There’s a specific sub-set of pointless foreign travel that I recently thought about: Traveling abroad for a due diligence – for example in the case of Chinese Fenxi Mining. It’s the usual muddled story: Almost a year ago, Fenxi won bids for two coal blocks in the Mui Basin, Kitui County, to explore and produce coal. Easypeasy? No. Capital FM report that ‘over the past six months, four Kenyan delegations have visited China to inspect Fenxi’s facilities.’ The local MP had taken a delegation of 13 people to China to check on the company in May 2012.
This is reportedly because there are allegations that Fenxi did not exist in either Kenya or China, and that, according to Mrs Charity Ngilu, ‘The company is a briefcase one being pushed by a clique of powerful individuals in politics and business circles angling for the deal at the expense of the project and the people of Kitui County.’ There are a lot of local shenanigans going on, too, for example a dispute between the PS and the local MP over who can actually grant such licenses.
This makes my head hurt: For one, surely you define a tender process and the surrounding formalities to ensure that only credibly bidders with sufficient finances apply – and this can include a bid bond from a respected bank, evidence of previous similar projects, references etc.
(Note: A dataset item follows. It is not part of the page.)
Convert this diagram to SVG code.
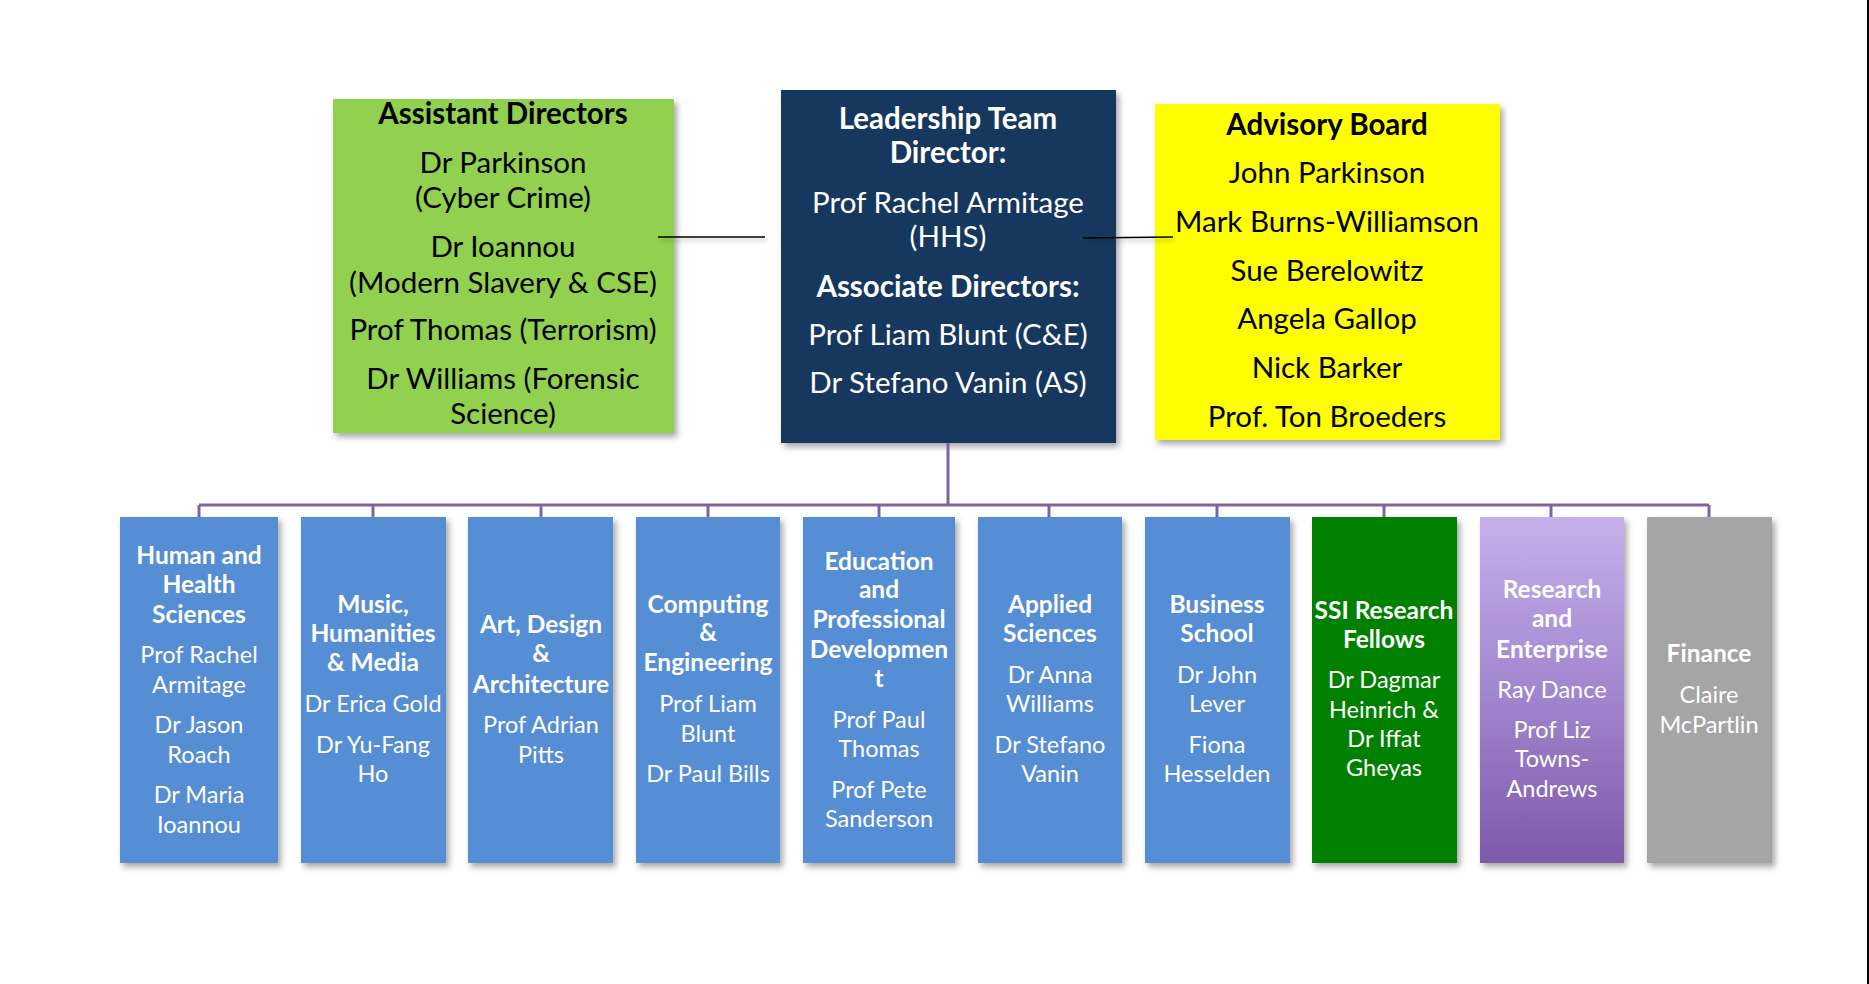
<svg xmlns="http://www.w3.org/2000/svg" width="1869" height="984" viewBox="0 0 1869 984">
<defs>
<filter id="sh" x="-10%" y="-10%" width="125%" height="125%">
<feDropShadow dx="3" dy="4" stdDeviation="3" flood-color="#000" flood-opacity="0.35"/>
</filter>
<filter id="lsh" filterUnits="userSpaceOnUse" x="0" y="0" width="1869" height="984">
<feDropShadow dx="2" dy="3" stdDeviation="2" flood-color="#000" flood-opacity="0.3"/>
</filter>
<linearGradient id="pg" x1="0" y1="0" x2="0" y2="1">
<stop offset="0" stop-color="#C6B0EA"/>
<stop offset="0.5" stop-color="#A286CF"/>
<stop offset="1" stop-color="#7E59A9"/>
</linearGradient>
</defs>
<style>
text{font-family:Lato,"Open Sans","Liberation Sans",sans-serif;text-anchor:middle}
.top{font-size:29.5px}
.b{font-weight:bold}
.dk{fill:#000}
.wt{fill:#fff}
.sm{font-size:23.5px;fill:#fff}
.sm .b{font-size:24.5px}
.box{filter:url(#sh)}
.conn{stroke:#8064A2;stroke-width:3;fill:none}
.ln{stroke:#000;stroke-width:1.5;filter:url(#lsh)}
</style>
<rect x="0" y="0" width="1869" height="984" fill="#fff"/>
<g id="assistant-directors">
<rect class="box" x="333" y="99" width="341" height="334" fill="#92D050"/>
<g class="top dk">
<text x="503" y="124" class="b">Assistant Directors</text>
<text x="503" y="173">Dr Parkinson</text>
<text x="503" y="208">(Cyber Crime)</text>
<text x="503" y="257">Dr Ioannou</text>
<text x="503" y="293">(Modern Slavery &amp; CSE)</text>
<text x="503" y="340">Prof Thomas (Terrorism)</text>
<text x="503" y="389">Dr Williams (Forensic</text>
<text x="503" y="424">Science)</text>
</g>
</g>
<g id="leadership-team">
<rect class="box" x="781" y="90" width="335" height="353" fill="#17375E"/>
<g class="top wt">
<text x="948" y="129" class="b">Leadership Team</text>
<text x="948" y="163" class="b">Director:</text>
<text x="948" y="213">Prof Rachel Armitage</text>
<text x="948" y="247">(HHS)</text>
<text x="948" y="297" class="b">Associate Directors:</text>
<text x="948" y="345">Prof Liam Blunt (C&amp;E)</text>
<text x="948" y="393">Dr Stefano Vanin (AS)</text>
</g>
</g>
<g id="advisory-board">
<rect class="box" x="1155" y="104" width="345" height="336" fill="#FFFF00"/>
<g class="top dk">
<text x="1327" y="135" class="b">Advisory Board</text>
<text x="1327" y="183">John Parkinson</text>
<text x="1327" y="232">Mark Burns-Williamson</text>
<text x="1327" y="281">Sue Berelowitz</text>
<text x="1327" y="329">Angela Gallop</text>
<text x="1327" y="378">Nick Barker</text>
<text x="1327" y="427">Prof. Ton Broeders</text>
</g>
</g>
<g id="hhs">
<rect class="box" x="120" y="517" width="158" height="346" fill="#558ED5"/>
<g class="sm">
<text x="199" y="564" class="b">Human and</text>
<text x="199" y="593" class="b">Health</text>
<text x="199" y="623" class="b">Sciences</text>
<text x="199" y="663">Prof Rachel</text>
<text x="199" y="693">Armitage</text>
<text x="199" y="733">Dr Jason</text>
<text x="199" y="763">Roach</text>
<text x="199" y="803">Dr Maria</text>
<text x="199" y="833">Ioannou</text>
</g>
</g>
<g id="mhm">
<rect class="box" x="301" y="517" width="145" height="346" fill="#558ED5"/>
<g class="sm">
<text x="373" y="613" class="b">Music,</text>
<text x="373" y="642" class="b">Humanities</text>
<text x="373" y="671" class="b">&amp; Media</text>
<text x="373" y="712">Dr Erica Gold</text>
<text x="373" y="753">Dr Yu-Fang</text>
<text x="373" y="782">Ho</text>
</g>
</g>
<g id="ada">
<rect class="box" x="468" y="517" width="145" height="346" fill="#558ED5"/>
<g class="sm">
<text x="541" y="633" class="b">Art, Design</text>
<text x="541" y="662" class="b">&amp;</text>
<text x="541" y="693" class="b">Architecture</text>
<text x="541" y="733">Prof Adrian</text>
<text x="541" y="763">Pitts</text>
</g>
</g>
<g id="ce">
<rect class="box" x="636" y="517" width="144" height="346" fill="#558ED5"/>
<g class="sm">
<text x="708" y="613" class="b">Computing</text>
<text x="708" y="641" class="b">&amp;</text>
<text x="708" y="671" class="b">Engineering</text>
<text x="708" y="712">Prof Liam</text>
<text x="708" y="742">Blunt</text>
<text x="708" y="782">Dr Paul Bills</text>
</g>
</g>
<g id="epd">
<rect class="box" x="803" y="517" width="152" height="346" fill="#558ED5"/>
<g class="sm">
<text x="879" y="570" class="b">Education</text>
<text x="879" y="598" class="b">and</text>
<text x="879" y="628" class="b">Professional</text>
<text x="879" y="658" class="b">Developmen</text>
<text x="879" y="687" class="b">t</text>
<text x="879" y="728">Prof Paul</text>
<text x="879" y="757">Thomas</text>
<text x="879" y="798">Prof Pete</text>
<text x="879" y="827">Sanderson</text>
</g>
</g>
<g id="as">
<rect class="box" x="978" y="517" width="144" height="346" fill="#558ED5"/>
<g class="sm">
<text x="1050" y="613" class="b">Applied</text>
<text x="1050" y="642" class="b">Sciences</text>
<text x="1050" y="683">Dr Anna</text>
<text x="1050" y="712">Williams</text>
<text x="1050" y="753">Dr Stefano</text>
<text x="1050" y="782">Vanin</text>
</g>
</g>
<g id="bs">
<rect class="box" x="1145" y="517" width="145" height="346" fill="#558ED5"/>
<g class="sm">
<text x="1217" y="613" class="b">Business</text>
<text x="1217" y="642" class="b">School</text>
<text x="1217" y="683">Dr John</text>
<text x="1217" y="712">Lever</text>
<text x="1217" y="753">Fiona</text>
<text x="1217" y="782">Hesselden</text>
</g>
</g>
<g id="ssi">
<rect class="box" x="1312" y="517" width="145" height="346" fill="#008000"/>
<g class="sm">
<text x="1384" y="619" class="b">SSI Research</text>
<text x="1384" y="648" class="b">Fellows</text>
<text x="1384" y="688">Dr Dagmar</text>
<text x="1384" y="718">Heinrich &amp;</text>
<text x="1384" y="747">Dr Iffat</text>
<text x="1384" y="776">Gheyas</text>
</g>
</g>
<g id="re">
<rect class="box" x="1480" y="517" width="144" height="346" fill="url(#pg)"/>
<g class="sm">
<text x="1552" y="598" class="b">Research</text>
<text x="1552" y="627" class="b">and</text>
<text x="1552" y="658" class="b">Enterprise</text>
<text x="1552" y="698">Ray Dance</text>
<text x="1552" y="738">Prof Liz</text>
<text x="1552" y="767">Towns-</text>
<text x="1552" y="797">Andrews</text>
</g>
</g>
<g id="finance">
<rect class="box" x="1647" y="517" width="125" height="346" fill="#A5A5A5"/>
<g class="sm">
<text x="1709" y="662" class="b">Finance</text>
<text x="1709" y="703">Claire</text>
<text x="1709" y="733">McPartlin</text>
</g>
</g>
<g id="connectors">
<line class="ln" x1="658" y1="237" x2="765" y2="237"/>
<line class="ln" x1="1083" y1="238" x2="1173" y2="237"/>
<path class="conn" d="M948 443 V505 M199 505 H1709 M199 505 V517 M373 505 V517 M541 505 V517 M708 505 V517 M879 505 V517 M1049 505 V517 M1217 505 V517 M1384 505 V517 M1551 505 V517 M1709 505 V517"/>
</g>
<line x1="1868" y1="0" x2="1868" y2="984" stroke="#000" stroke-width="2"/>
</svg>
This is all well-established standard practice, not rocket science, and has been done before. Even Kenyan officials must be familiar with this (especially after the government bought non-existent security technology from non-existent firms and then reportedly received refunds from those non-existent firms, making the AngloLeasing scam non-existent, too. Magic!).
Second, if you do a due diligence, especially in a country that you are not very familiar with, especially in a country whose (quite complicated) language you don’t speak, you don’t send a bunch of MPs and assorted officials. You save the money for air travel, hotels, daily allowances etc, and call a corporate investigations firm that can obtain corporate records, has networks for people on the ground, and understands the country. You call the professionals. And at this stage, you don’t do a due diligence to find out whether the company actually exists – that’s something you weed out in the earliest stages.
This reminds me of the biometric voter registration technology tender where the frontrunner, an Indian firm, complained about having been asked repeatedly by Kenya’s officials to hand over some cash so that a ‘favourable letter’ can be written. I’m sure this would be less offensive if, umm, Kenyans weren’t regularly starving to death when the rains fail. Or live on a couple of shillings a day, having to decide whether to buy dinner for the family or take the sick kid to the doctor. You know the score. I’m not going to trot out more clichés. In fact, this entirely piece is the equivalent of a rhetorical question. Don’t mind me.